O ministro cita ainda que “é possível e recomendável” que as GMs “exerçam a vigilância de creches, escolas, postos de saúde municipais, para garantir que não tenham sua estrutura danificada por vândalos, ou que seus frequentadores que não sejam vítimas de furto, roubo, tráfico ou violência, a fim de permitir, portanto, a continuidade da prestação do serviço público municipal com relato a tais instalações”, e que os guardas podem realizar patrulhamento preventivo na cidade, mas dentro da finalidade de proteger bens, serviços e instalações municipais”.

“Não é das guardas municipais, mas sim das polícias, como regra, a competência para investigar, abordar e revistar indivíduo suspeito da prática de tráfico de drogas ou de outros delitos cuja prática não atinja de maneira clara, direta e imediata os bens, serviços e instalações municipais ou as pessoas que os estejam usando naquele momento”, concluiu a decisão.

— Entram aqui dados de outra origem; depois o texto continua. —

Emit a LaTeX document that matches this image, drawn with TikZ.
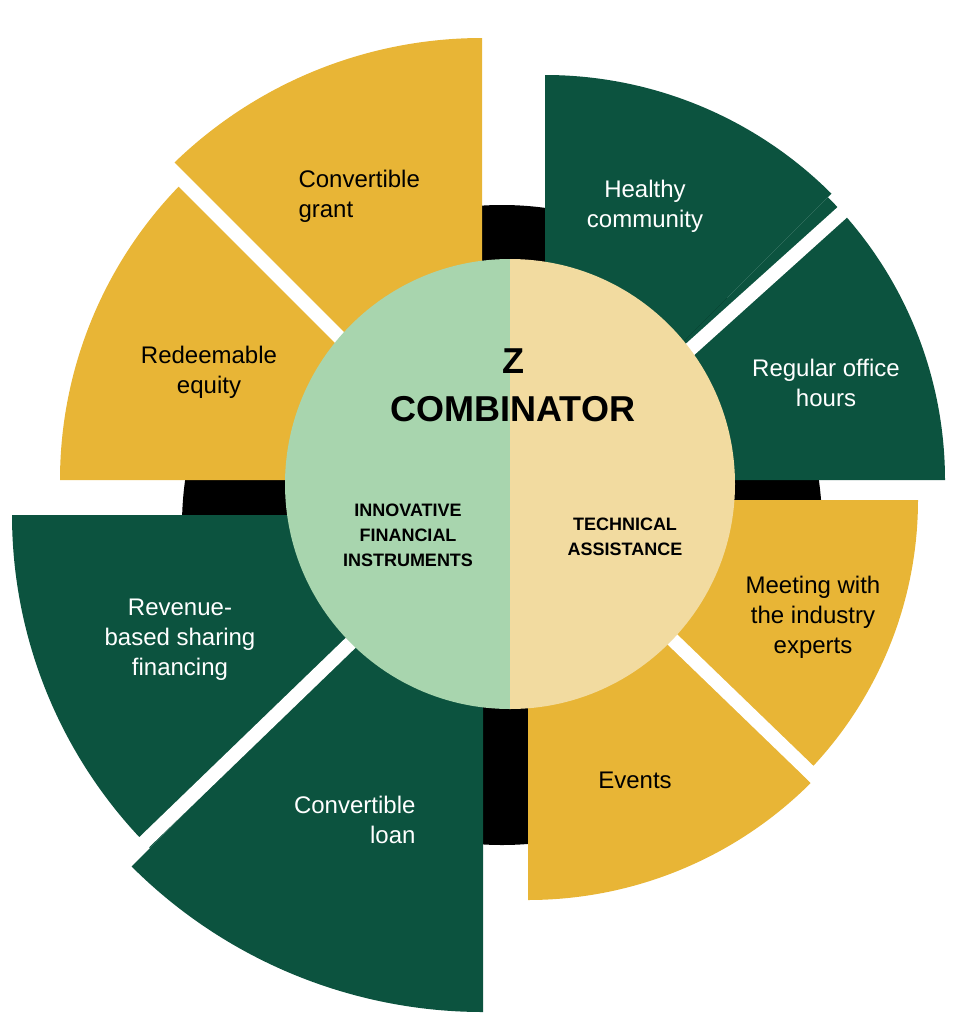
\documentclass[tikz,border=0pt]{standalone}
\usepackage{fontspec}
\setmainfont{Liberation Sans}
\definecolor{dgreen}{HTML}{0C533F}
\definecolor{gold}{HTML}{E8B536}
\definecolor{lgreen}{HTML}{A8D5AE}
\definecolor{lsand}{HTML}{F2DBA0}
% one wedge: centre x, centre y, start angle, end angle, radius, colour
\newcommand{\wedgeSec}[6]{\fill[#6] (#1,#2) -- ++(#3:#5) arc[start angle=#3, end angle=#4, radius=#5] -- cycle;}
\begin{document}
\begin{tikzpicture}[x=1pt,y=-1pt]
          \tikzstyle{lbl} = [font=\fontsize{24}{30}\selectfont, align=center]
          \tikzstyle{lblW} = [lbl, text=white]
          \tikzstyle{small} = [font=\fontsize{18}{25}\selectfont\bfseries, align=center]
          \tikzstyle{gap} = [draw=white, line width=14pt]

          \path[use as bounding box] (0,0) rectangle (956,1028);
          \fill[black] (502,525) circle (320);

          % top left
          \wedgeSec{482}{480}{180}{225}{422}{gold}
          \wedgeSec{482}{480}{225}{270}{442}{gold}
          \draw[gap] (482,480) -- ++(225:450);
          % top right
          \wedgeSec{545}{480}{270}{315}{405}{dgreen}
          \wedgeSec{545}{480}{315}{360}{400}{dgreen}
          \draw[gap] (545,480) -- ++(318:420);
          % bottom right
          \wedgeSec{528}{500}{0}{45}{390}{gold}
          \wedgeSec{528}{500}{45}{90}{400}{gold}
          \draw[gap] (528,500) -- ++(44:420);
          % bottom left
          \wedgeSec{483}{515}{90}{135}{497}{dgreen}
          \wedgeSec{483}{515}{135}{180}{471}{dgreen}
          \draw[gap] (483,515) -- ++(136:500);

          % centre disc
          \fill[lgreen] (510,259) arc[start angle=270, end angle=90, radius=225] -- cycle;
          \fill[lsand] (510,259) arc[start angle=-90, end angle=90, radius=225] -- cycle;

          \node(Title)[font=\fontsize{36}{48}\selectfont\bfseries, align=center] at (513,385) {Z\\COMBINATOR};
          \node(Instruments)[small] at (408,535) {INNOVATIVE\\FINANCIAL\\INSTRUMENTS};
          \node(Assistance)[small] at (625,537) {TECHNICAL\\ASSISTANCE};

          \node(Grant)[lbl, align=left, anchor=west] at (295,196) {Convertible\\grant};
          \node(Equity)[lbl] at (209,372) {Redeemable\\equity};
          \node(Community)[lblW] at (645,206) {Healthy\\community};
          \node(Office)[lblW] at (826,383) {Regular office\\hours};
          \node(Experts)[lbl] at (813,617) {Meeting with\\the industry\\experts};
          \node(Events)[lbl] at (635,780) {Events};
          \node(Loan)[lblW, align=right, anchor=east] at (419,820) {Convertible\\loan};
          \node(Revenue)[lblW] at (180,640) {Revenue-\\based sharing\\financing};
        \end{tikzpicture}
\end{document}
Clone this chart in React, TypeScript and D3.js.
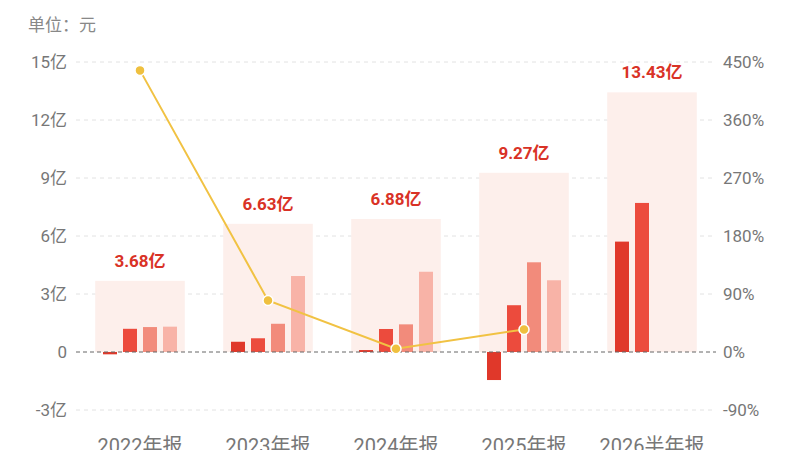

Armas pesadas – O desvirtuamento é tão grande em alguns municípios que em setembro de 2020 a Prefeitura de Jundiaí, no estado de São Paulo, começou a equipar sua Guarda Municipal com armamento pesado, adquirindo, inicialmente, 18 carabinas e cinco mil munições. As armas foram adquiridas com recursos do programa de Financiamento à Infraestrutura e ao Saneamento (Finisa), do governo federal.

“São armamentos fáceis de manusear e bastante leves, utilizados pelas principais forças policiais do Brasil. Com eles, nossos guardas municipais estão melhor equipados para trabalhar no policiamento da cidade”, disse à época o então titular da Unidade de Gestão de Segurança Municipal de Jundiaí, Paulo Sérgio de Lemos Giacomelli, que antes havia equipado a GM 14 armas de calibre 12.

Sem armas Rio – No Rio os esforços para armar a Guarda Municipal tem enfrentado dificuldades e a própria população reprova. Em abril deste ano, por exemplo, o Órgão Especial do Tribunal de Justiça julgou constitucional um dispositivo da Lei Orgânica do Município que veda o uso de armas de fogo por parte da corporação.

A distribuição de armas para a GM carioca foi proposta por um membro licenciado da corporação, que quando vereador havia apresentado um  projeto de emenda à Lei Orgânica do Rio para derrubar a proibição.